A single global io-uring instance is used by all instances of DemoDrivers. A mutex wraps the submission queue, preventing multiple tasks from preparing or submitting events at the same time.

When user code calls poll_prepare, the submission queue is locked and the user attempts to use space on the submission queue to prepare its events. If there is not enough space, we attempt to submit the events on the queue before preparing.

When user code calls poll_submit (or needs to submit events to get space to prepare events), we submit all prepared events, every time. The DemoDriver sets the io-uring instance to have the NODROP feature enabled, so that if there are too many events in flight this method will return the EBUSY error code. If it does, we use event-listener to put the driver into a queue until more events have been completed and return pending.

When the IoUring is initialized, a separate thread is started to process completions. This thread holds the handle to the completion queue, and constantly blocks until at least one event has completed. This thread handles all completions, and wakes all the tasks being processed on other threads.

The maglev driver

The maglev driver on the other hand tries to be more performant. Inspired by async-io, it exposes a block_on function, which blocks on a future and drives the io-uring instance while that future is pending.

In maglev, each thread which runs a future with maglev::block_on has its own IoUring instance, stored in thread-local storage. If a task is awoken on a new thread, its driver will switch to using the IoUring instance of that new thread. This avoids us having to synchronize different threads all operating over the same submission and completion queues.

When user code calls poll_prepare with maglev, it first checks a thread-local semaphore tracking how many events are currently in flight, and then checks if there is space in the submission queue for this event. If there is not enough space in either case, it uses event-listener to put this task into a queue that will wait until the event could be prepared. Otherwise, it prepares the event.

Maglev does nothing when user code calls poll_submit. Instead, it only submits IO after the future block_on is processing returns Pending. When it submits IO, it also completes any events that have finished, without blocking. If completing these tasks does not wake the future being run with block_on, it will block until at least one other event has completed, repeatedly, checking each time if the future has been awoken, until there are no events to complete. If there are no events to complete, it will simply park the thread and wait to be awoken by another thread.

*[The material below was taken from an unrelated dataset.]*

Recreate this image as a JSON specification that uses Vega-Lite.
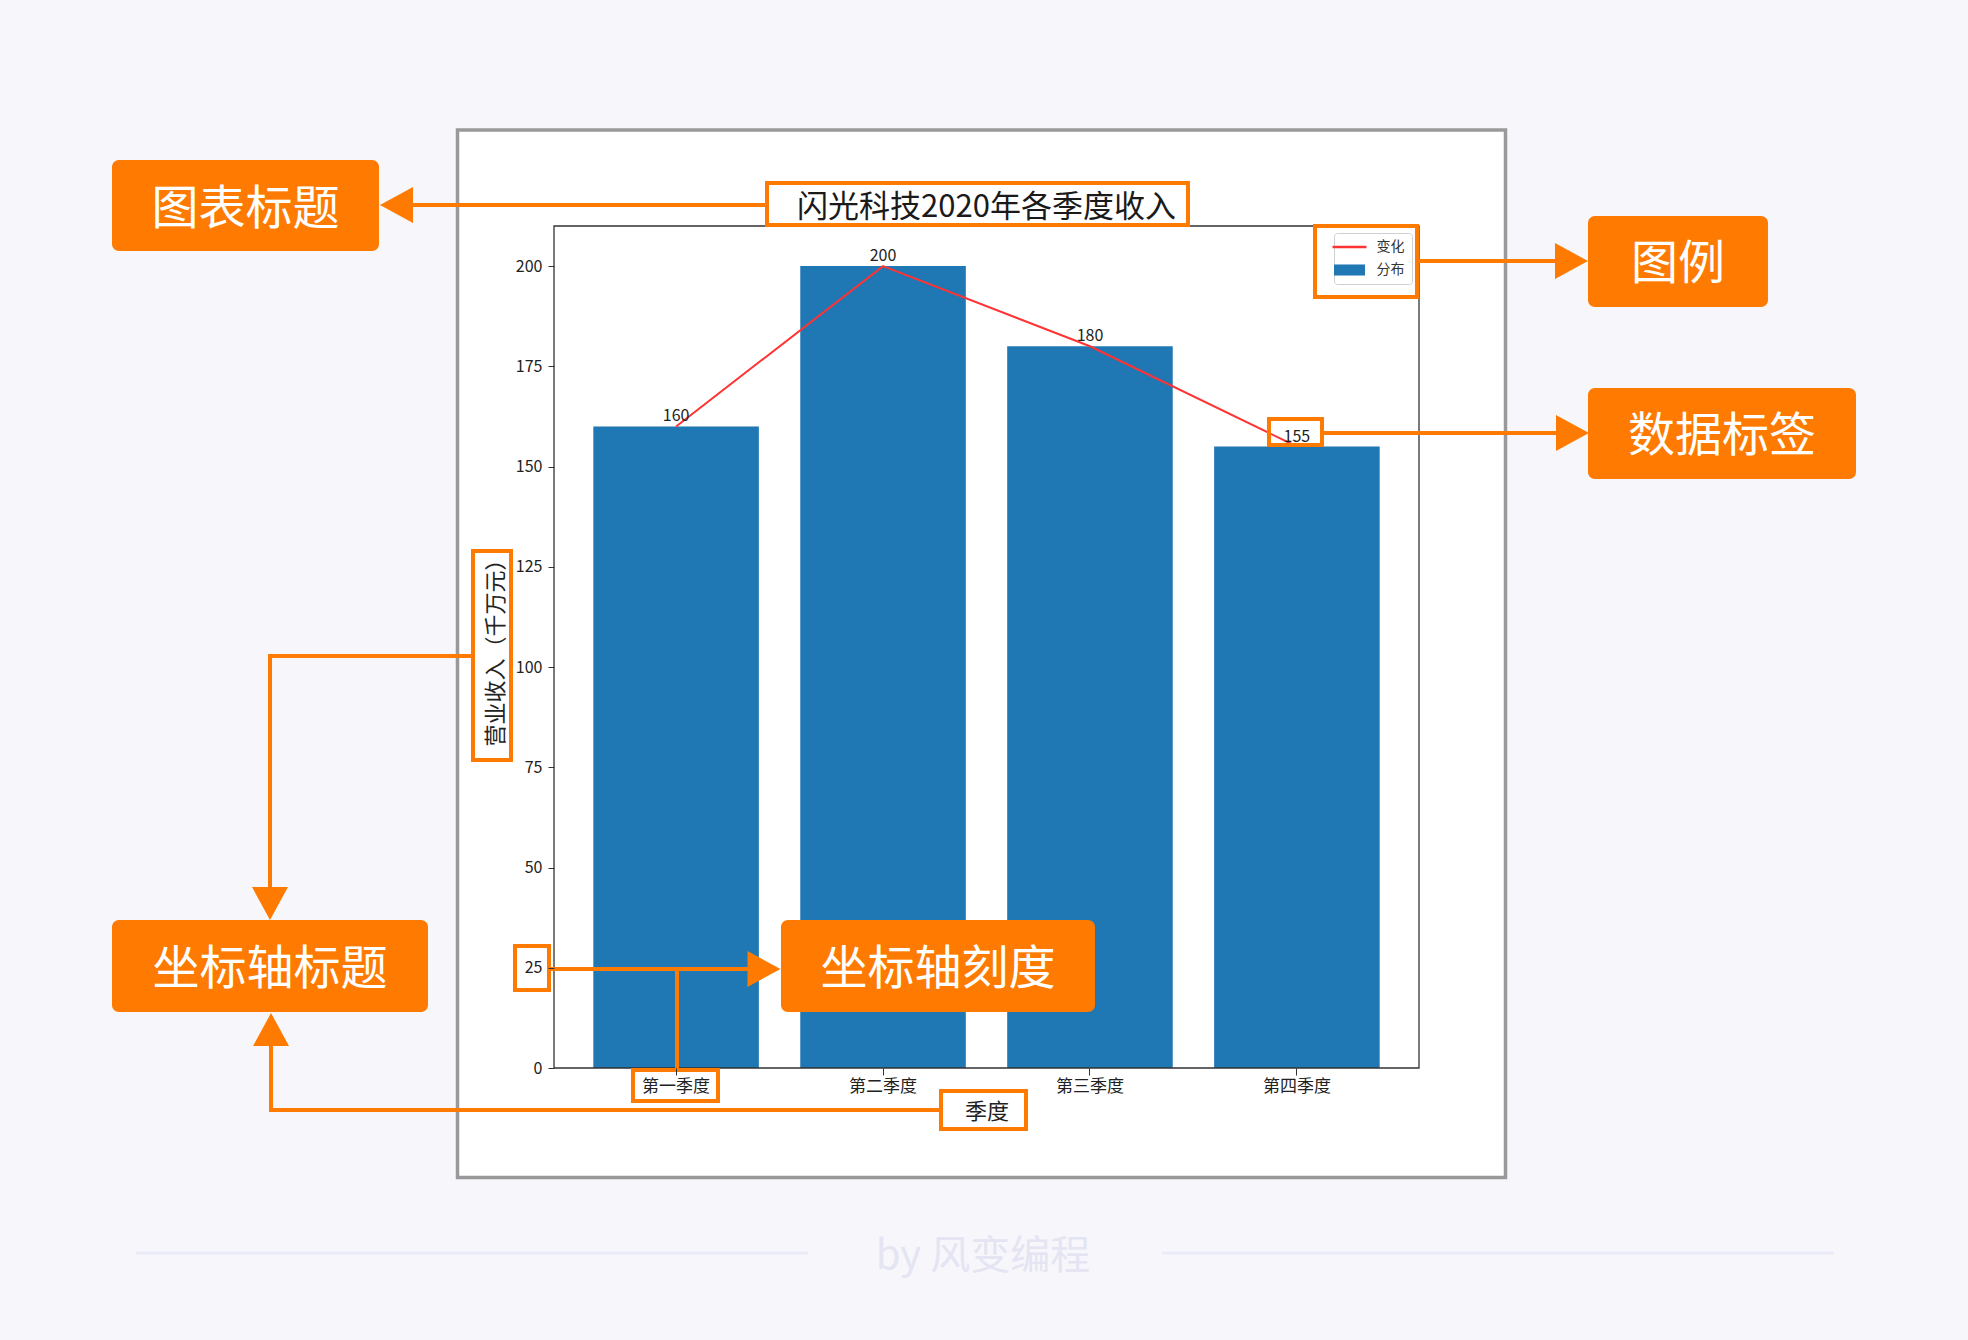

This allows us to call io_uring_enter, the syscall that underlies both submission and completion, as few times as possible. This is the same design that underlies all of the major epoll-based reactors (though some use a single epoll reactor shared among multiple threads, unlike maglev). For example, combining maglev with async-executor would allow a user to implement a workstealing multi-threaded executor in which each thread has its own IoUring instance that it manages when it has no more work to do, with this small amount of code:

use async_executor::Executor;
use futures::future;
use once_cell::sync::Lazy;

static EXECUTOR: Lazy<Executor<'_>> = Lazy::new(|| /* ... */);

// on each thread of the executor, run the executor with maglev:
let shutdown_never = futures::future::pending::<()>();

You can see the implementation of smol::spawn to see how close this is to how smol is already implemented. Literally all that would be needed is to change async_io::block_on to maglev::block_on and to use ringbahn’s IO objects instead of smol’s Async type.

Other implementations

Many other implementations are certainly possible, trading off between latency, bandwidth and other concerns. As ringbahn develops, I would be excited to see other people implement drivers, and see benchmarks comparing their performance in different circumstances.

One idea I haven’t explored, for example, is a model which integrates an io-uring instance into an application which mostly runs async IO using epoll. In this use case, the io-uring instance could be treated as an FD to perform IO, just like the other FDs being controlled with epoll. The epoll instance would return that the FD is ready as soon as events are completed on it for the user to complete.